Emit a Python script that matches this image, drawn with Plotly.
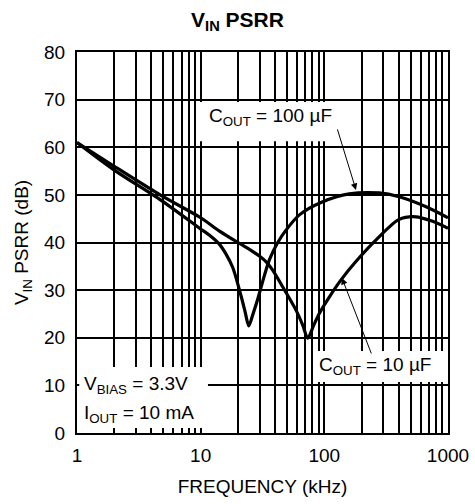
import plotly.graph_objects as go

# ---- data ----
freq_100uF = [1, 2, 4.7, 9.8, 11.8, 14.2, 16, 18.2, 21.3, 22.9, 24.5, 26.5, 29, 32.7, 36, 42, 49, 62.9, 96, 159, 278, 403, 665, 1000]
psrr_100uF = [61, 55.2, 49, 43, 41.5, 39.6, 37.6, 34.7, 28.6, 25.4, 22.5, 25, 28.2, 33, 36.4, 40, 42.6, 45.8, 48.5, 50.2, 50.4, 49.6, 47.5, 45.2]

freq_10uF = [1, 2, 4.7, 10, 14.2, 20.6, 25, 30, 34, 38, 46, 59, 67, 73.4, 82, 91, 110, 136, 180, 261, 400, 550, 742, 1000]
psrr_10uF = [61, 56, 50, 45.2, 42.4, 39.8, 38.5, 37.1, 35.9, 34.3, 30.7, 25.8, 22.6, 19.9, 22.6, 25.1, 28.6, 32.1, 36, 40.5, 44.8, 45.4, 44.5, 43]

x_tick_vals = [1, 10, 100, 1000]
x_tick_text = ["1", "10", "100", "1000"]
x_minor_vals = [2, 3, 4, 5, 6, 7, 8, 9, 20, 30, 40, 50, 60, 70, 80, 90, 200, 300, 400, 500, 600, 700, 800, 900]
y_tick_vals = [0, 10, 20, 30, 40, 50, 60, 70, 80]

FONT = "Liberation Sans, Arial, Helvetica, sans-serif"

fig = go.Figure()
for fx, fy in [(freq_100uF, psrr_100uF), (freq_10uF, psrr_10uF)]:
    fig.add_trace(go.Scatter(
        x=fx, y=fy, mode="lines",
        line=dict(color="black", width=3.2, shape="spline", smoothing=0.8),
        showlegend=False, hoverinfo="skip"))

# white label backgrounds that hide the grid
boxes = [
    (0.006, 0.353, 0.013, 0.173),
    (0.3235, 0.728, 0.766, 0.869),
    (0.639, 0.994, 0.134, 0.215),
]
for x0, x1, y0, y1 in boxes:
    fig.add_shape(type="rect", xref="paper", yref="paper",
                  x0=x0, x1=x1, y0=y0, y1=y1,
                  fillcolor="white", line=dict(width=0), layer="above")

labels = [
    ("V<sub>BIAS</sub> = 3.3V", 0.0135, 0.126),
    ("I<sub>OUT</sub> = 10 mA", 0.0135, 0.049),
    ("C<sub>OUT</sub> = 100 µF", 0.350, 0.830),
    ("C<sub>OUT</sub> = 10 µF", 0.647, 0.176),
]
for txt, x, y in labels:
    fig.add_annotation(text=txt, xref="paper", yref="paper", x=x, y=y,
                       xanchor="left", yanchor="middle", showarrow=False,
                       font=dict(family=FONT, size=19, color="black"))

arrows = [
    (0.752, 0.638, -19, -62),
    (0.714, 0.407, 30, 77),
]
for x, y, ax, ay in arrows:
    fig.add_annotation(text="", xref="paper", yref="paper", x=x, y=y,
                       ax=ax, ay=ay, showarrow=True, arrowhead=2, arrowsize=1.3,
                       arrowwidth=1, arrowcolor="black")

fig.update_layout(
    width=475, height=504,
    margin=dict(l=77, r=27, t=52, b=71, autoexpand=False),
    paper_bgcolor="white", plot_bgcolor="white",
    font=dict(family=FONT, size=19, color="black"),
    title=dict(text="<b>V<sub>IN</sub> PSRR</b>", x=0.5, xanchor="center",
               y=0.962, yanchor="middle", font=dict(family=FONT, size=21, color="black")),
)
fig.update_xaxes(
    type="log", range=[0, 3], automargin=False,
    tickvals=x_tick_vals, ticktext=x_tick_text,
    showgrid=True, gridcolor="black", gridwidth=1.5,
    minor=dict(tickvals=x_minor_vals, showgrid=True, gridcolor="black", gridwidth=1.5, ticks=""),
    showline=True, linecolor="black", linewidth=2, mirror=True,
    ticks="outside", ticklen=4, tickcolor="rgba(0,0,0,0)",
    title=dict(text="FREQUENCY (kHz)", standoff=15, font=dict(size=19)),
    zeroline=False,
)
fig.update_yaxes(
    range=[0, 80], tickvals=y_tick_vals, automargin=False,
    showgrid=True, gridcolor="black", gridwidth=1.5,
    showline=True, linecolor="black", linewidth=2, mirror=True,
    ticks="outside", ticklen=6, tickcolor="rgba(0,0,0,0)",
    title=dict(text="V<sub>IN</sub> PSRR (dB)", standoff=10, font=dict(size=19)),
    zeroline=False,
)

fig.write_html("out.html", config={"displayModeBar": False},
               post_script="document.body.style.margin='0';")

Task description: Quote, exactly and only, the lines from the first line of the data above through the line containing "45.4, 44.5, 43]". The pictures do not belong in it.

Written solution:
Emit a Python script that matches this image, drawn with Plotly.
import plotly.graph_objects as go

# ---- data ----
freq_100uF = [1, 2, 4.7, 9.8, 11.8, 14.2, 16, 18.2, 21.3, 22.9, 24.5, 26.5, 29, 32.7, 36, 42, 49, 62.9, 96, 159, 278, 403, 665, 1000]
psrr_100uF = [61, 55.2, 49, 43, 41.5, 39.6, 37.6, 34.7, 28.6, 25.4, 22.5, 25, 28.2, 33, 36.4, 40, 42.6, 45.8, 48.5, 50.2, 50.4, 49.6, 47.5, 45.2]

freq_10uF = [1, 2, 4.7, 10, 14.2, 20.6, 25, 30, 34, 38, 46, 59, 67, 73.4, 82, 91, 110, 136, 180, 261, 400, 550, 742, 1000]
psrr_10uF = [61, 56, 50, 45.2, 42.4, 39.8, 38.5, 37.1, 35.9, 34.3, 30.7, 25.8, 22.6, 19.9, 22.6, 25.1, 28.6, 32.1, 36, 40.5, 44.8, 45.4, 44.5, 43]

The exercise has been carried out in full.